There’s the assumption that asexuality is a sickness, or tied to mental illness, which whilst yes, for some of us there is a connection, but as a neurodivergent woman myself, I don’t like people to assume that that’s the case for absolutely all of us, or that asexuality is any kind of illness or disorder in and of itself.

That and the idea that someone under the age of 18 can’t know they’re ace, or that ace and aro spectrum identities are somehow inappropriate for children and teenagers to know about or identify as. My childhood and teens would have been much less miserable if I’d known I wasn’t sick or broken before all my classmates suddenly started taking an interest in sexual things and started ostracizing me for not being able to relate to them, rather than about 4 years after that started.

What advice would you give to any asexual individuals out there who might be struggling with their orientation?

Particularly with young aces struggling to feel at home with their peers, it’s tough, there’s no denying that, and people won’t always be accepting of who you are, but your orientation doesn’t make you any less worthwhile as a person. You don’t ever need to feel like you have to ‘try’ anything to be sure that it’s not what you want, you can live a happy and fulfilling life without ever feeling sexual attraction, or wanting sexual contact with anybody. Sex repulsion is a real chore, I’m lucky that I only experience it periodically rather than all the time, repulsion can be frightening and deeply unpleasant to go through, but you’re not sick and you’re not broken, you’re you, and you don’t need to conform to what others want you to be to be a good person.

Finally, where can people find out more about your work?
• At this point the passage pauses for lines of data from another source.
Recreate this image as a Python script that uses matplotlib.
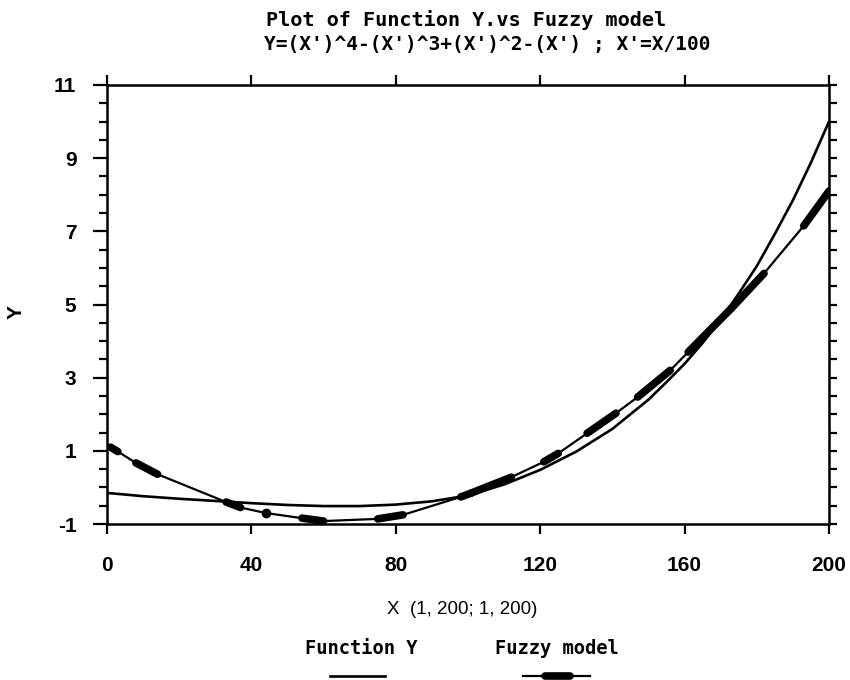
import numpy as np
import matplotlib
matplotlib.use('Agg')
import matplotlib.pyplot as plt
from matplotlib.lines import Line2D
from matplotlib.ticker import MultipleLocator

plt.rcParams['axes.unicode_minus'] = False

# function Y (denser where it bends up at the right)
fn_x = [0, 10, 20, 30, 40, 50, 60, 70, 80, 90, 100,
        110, 120, 130, 140, 150, 155, 160, 165, 170, 175, 180, 185, 190, 195, 200]
fn_y = [-0.15, -0.24, -0.31, -0.37, -0.43, -0.48, -0.51, -0.51, -0.47, -0.38, -0.22,
        0.08, 0.48, 0.98, 1.60, 2.40, 2.88, 3.38, 3.95, 4.58, 5.30, 6.05, 6.93, 7.85, 8.88, 10.0]

# fuzzy model polyline vertices
fz_x = [1, 3, 8, 14, 33, 37, 44, 54, 60, 75, 82, 98, 101,
        112, 121, 125, 133, 141, 147, 156, 161, 173, 182, 193, 200]
fz_y = [1.10, 0.98, 0.67, 0.36, -0.40, -0.55, -0.70, -0.84, -0.92, -0.86, -0.75, -0.26, -0.15,
        0.28, 0.70, 0.93, 1.48, 2.03, 2.47, 3.20, 3.70, 4.90, 5.85, 7.15, 8.10]
# thick (densely sampled) stretches, as vertex index pairs
blobs = [(0, 1), (2, 3), (4, 5), (7, 8), (9, 10), (11, 12), (12, 13),
         (14, 15), (16, 17), (18, 19), (20, 21), (21, 22), (23, 24)]
dots = [6]

x_ticks = [0, 40, 80, 120, 160, 200]
y_ticks = [-1, 1, 3, 5, 7, 9, 11]

tick_font = dict(family='Liberation Sans', weight='bold', size=15)
mono = dict(family='DejaVu Sans Mono', weight='bold')

fig = plt.figure(figsize=(8.5, 6.8), dpi=100)
ax = fig.add_axes([107/850, 1 - 524/680, 722/850, 439/680])

ax.plot(fn_x, fn_y, color='black', lw=1.9, solid_capstyle='round')
ax.plot(fz_x, fz_y, color='black', lw=1.6, solid_capstyle='round')
for i, j in blobs:
    ax.plot([fz_x[i], fz_x[j]], [fz_y[i], fz_y[j]], color='black', lw=5.5,
            solid_capstyle='round')
for i in dots:
    ax.plot(fz_x[i], fz_y[i], 'o', color='black', ms=6)

ax.set_xlim(0, 200)
ax.set_ylim(-1, 11)
for s in ax.spines.values():
    s.set_linewidth(1.8)

ax.set_xticks(x_ticks)
ax.set_yticks(y_ticks)
ax.yaxis.set_minor_locator(MultipleLocator(0.5))
ax.set_xticklabels([str(v) for v in x_ticks], fontdict=tick_font)
ax.set_yticklabels([str(v) for v in y_ticks], fontdict=tick_font)
ax.tick_params(axis='x', which='major', direction='out', length=7, width=1.6,
               top=True, pad=16)
ax.tick_params(axis='y', which='major', direction='out', length=10, width=1.6, pad=12)
ax.tick_params(axis='y', which='minor', direction='out', length=6, width=1.6)

ax2 = ax.twinx()
ax2.set_ylim(-1, 11)
ax2.yaxis.set_major_locator(MultipleLocator(0.5))
ax2.tick_params(axis='y', direction='out', length=6, width=1.6, labelright=False)
for s in ax2.spines.values():
    s.set_visible(False)

fig.text(0.548, 0.9706, 'Plot of Function Y.vs Fuzzy model', ha='center', va='center',
         size=14.5, **mono)
fig.text(0.573, 0.934, "Y=(X')^4-(X')^3+(X')^2-(X') ; X'=X/100", ha='center', va='center',
         size=14, **mono)
fig.text(462/850, 1 - 610/680, 'X  (1, 200; 1, 200)', ha='center', va='center',
         family='Liberation Sans', size=13.5)
fig.text(16/850, 1 - 312/680, 'Y', ha='center', va='center', rotation=90,
         family='Liberation Sans', weight='bold', size=15)

# legend: labels above, line samples below
fig.text(361/850, 1 - 648/680, 'Function Y', ha='center', va='center', size=13.5, **mono)
fig.text(557/850, 1 - 648/680, 'Fuzzy model', ha='center', va='center', size=13.5, **mono)
ly = 1 - 676/680
fig.add_artist(Line2D([330/850, 385/850], [ly, ly], color='black', lw=1.9,
                      transform=fig.transFigure))
fig.add_artist(Line2D([523/850, 590/850], [ly, ly], color='black', lw=1.6,
                      transform=fig.transFigure))
fig.add_artist(Line2D([545/850, 570/850], [ly, ly], color='black', lw=5.5,
                      solid_capstyle='round', transform=fig.transFigure))

fig.savefig('out.png', dpi=100)
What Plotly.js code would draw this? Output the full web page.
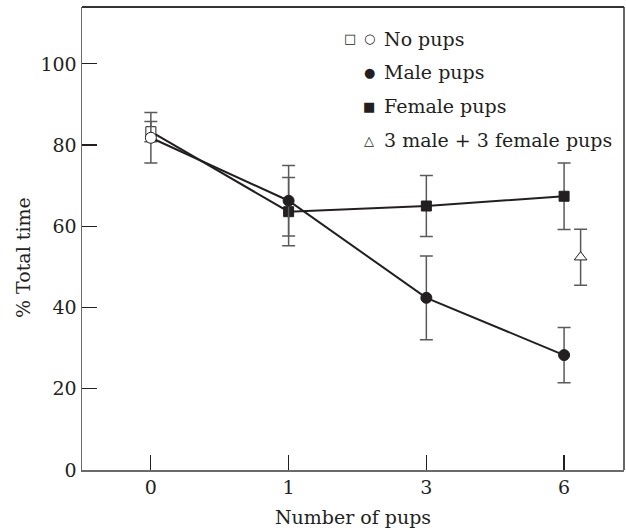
<!DOCTYPE html>
<html>
<head>
<meta charset="utf-8">
<script src="https://cdn.plot.ly/plotly-3.0.1.min.js"></script>
<style>html,body{margin:0;padding:0;background:#fff;}#chart{width:626px;height:530px;}</style>
</head>
<body>
<div id="chart"></div>
<script>
// Categories (number of pups)
const categories = ["0", "1", "3", "6"];
// Series values (% total time) and standard errors
const femaleValues = [83.3, 63.6, 65.0, 67.4];
const femaleErrors = [2.5, 8.4, 7.5, 8.2];
const maleValues = [81.8, 66.3, 42.4, 28.3];
const maleErrors = [6.2, 8.7, 10.3, 6.8];
const mixedCategory = "6";
const mixedValue = [52.4];
const mixedError = [6.9];
const yTickVals = [0, 20, 40, 60, 80, 100];
const legendLabels = ["No pups", "Male pups", "Female pups", "3 male + 3 female pups"];
const xTitle = "Number of pups";
const yTitle = "% Total time";

const ink = "#231f20";
const errColor = "#5a5a5a";
const xIdx = categories.map((c, i) => i);
const mixedOffset = 0.12;
const mixedX = [categories.indexOf(mixedCategory) + mixedOffset];

const errStyle = arr => ({type: "data", array: arr, visible: true, color: errColor, thickness: 1.5, width: 6.5});

const traces = [
  {
    x: xIdx, y: femaleValues, type: "scatter", mode: "lines+markers",
    line: {color: ink, width: 2},
    marker: {symbol: "square", size: 10, color: ["#ffffff", ink, ink, ink], line: {color: ink, width: 1}},
    error_y: errStyle(femaleErrors), showlegend: false, cliponaxis: false
  },
  {
    x: xIdx, y: maleValues, type: "scatter", mode: "lines+markers",
    line: {color: ink, width: 2},
    marker: {symbol: "circle", size: 11, color: ["#ffffff", ink, ink, ink], line: {color: ink, width: 1}},
    error_y: errStyle(maleErrors), showlegend: false, cliponaxis: false
  },
  {
    x: mixedX, y: mixedValue, type: "scatter", mode: "markers",
    marker: {symbol: "triangle-up", size: 11, color: "#ffffff", line: {color: ink, width: 1}},
    error_y: errStyle(mixedError), showlegend: false, cliponaxis: false
  }
];

const serif = "DejaVu Serif, serif";
const L = 82, R = 624, T = 7, B = 470;
const px = x => (x - L) / (R - L);
const py = y => (B - y) / (B - T);
const rows = [39, 72, 106, 140];
const annotations = [];
const sym = (ch, x, y) => annotations.push({text: ch, x: px(x), y: py(y), xref: "paper", yref: "paper", showarrow: false, xanchor: "center", yanchor: "middle", font: {family: "DejaVu Sans", size: 13, color: ink}});
sym("\u25A1", 350, rows[0]);
sym("\u25CB", 369, rows[0]);
sym("\u25CF", 369, rows[1]);
sym("\u25A0", 369, rows[2]);
sym("\u25B3", 369, rows[3]);
legendLabels.forEach((t, i) => {
  annotations.push({text: t, x: px(382), y: py(rows[i]), xref: "paper", yref: "paper", showarrow: false, xanchor: "left", yanchor: "middle", font: {family: serif, size: 19, color: ink}});
});
annotations.push({text: yTitle, textangle: -90, x: px(23), y: py(258), xref: "paper", yref: "paper", showarrow: false, xanchor: "center", yanchor: "middle", font: {family: serif, size: 19, color: ink}});

const layout = {
  width: 626, height: 530,
  margin: {l: L, r: 626 - R, t: T, b: 530 - B, pad: 0},
  paper_bgcolor: "#ffffff", plot_bgcolor: "#ffffff",
  font: {family: serif, size: 19, color: ink},
  xaxis: {
    range: [-0.5, 3.435], tickvals: xIdx, ticktext: categories,
    ticks: "inside", ticklen: 15, tickwidth: 1.2, tickcolor: ink,
    showline: true, linecolor: "#6a6a6a", linewidth: 1.5,
    showgrid: false, zeroline: false,
    tickfont: {family: serif, size: 19, color: ink},
    title: {text: xTitle, font: {family: serif, size: 19, color: ink}, standoff: 13}
  },
  yaxis: {
    range: [0, 114], tickvals: yTickVals,
    ticks: "inside", ticklen: 15, tickwidth: 1.2, tickcolor: ink,
    showline: true, linecolor: "#6a6a6a", linewidth: 1.5,
    showgrid: false, zeroline: false,
    tickfont: {family: serif, size: 19, color: ink}
  },
  shapes: [
    {type: "line", xref: "paper", yref: "paper", x0: 0, x1: 1, y0: 1, y1: 1, line: {color: "#333", width: 2}},
    {type: "line", xref: "paper", yref: "paper", x0: 1, x1: 1, y0: 0, y1: 1, line: {color: "#333", width: 1.5}}
  ],
  annotations: annotations
};

Plotly.newPlot("chart", traces, layout, {displayModeBar: false, staticPlot: true});
</script>
</body>
</html>
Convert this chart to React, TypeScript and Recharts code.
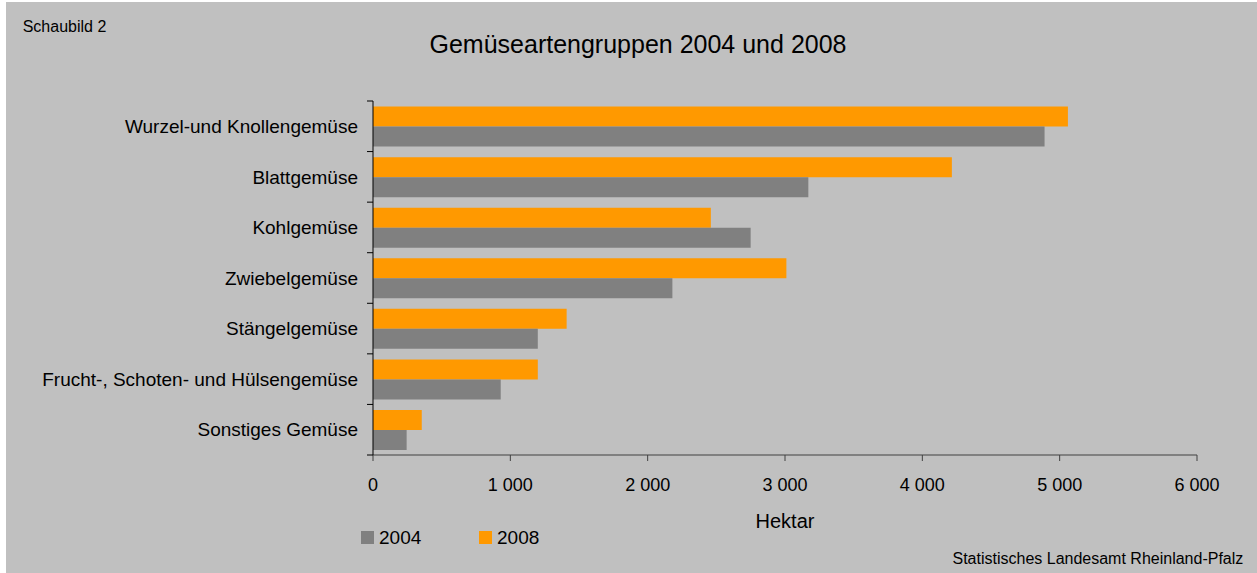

My art blog, where you can find my recent work, my commission information, and where you can submit drawing suggestions, can be found at: http://cgreenhalghart.tumblr.com/

I also have a Redbubble, which I also take suggestions for, you can send those to my art blog’s inbox as well should you wish: https://www.redbubble.com/people/Mewsa/shop?asc=u

Thank you, Claire, for participating in this interview and this project. It’s very much appreciated.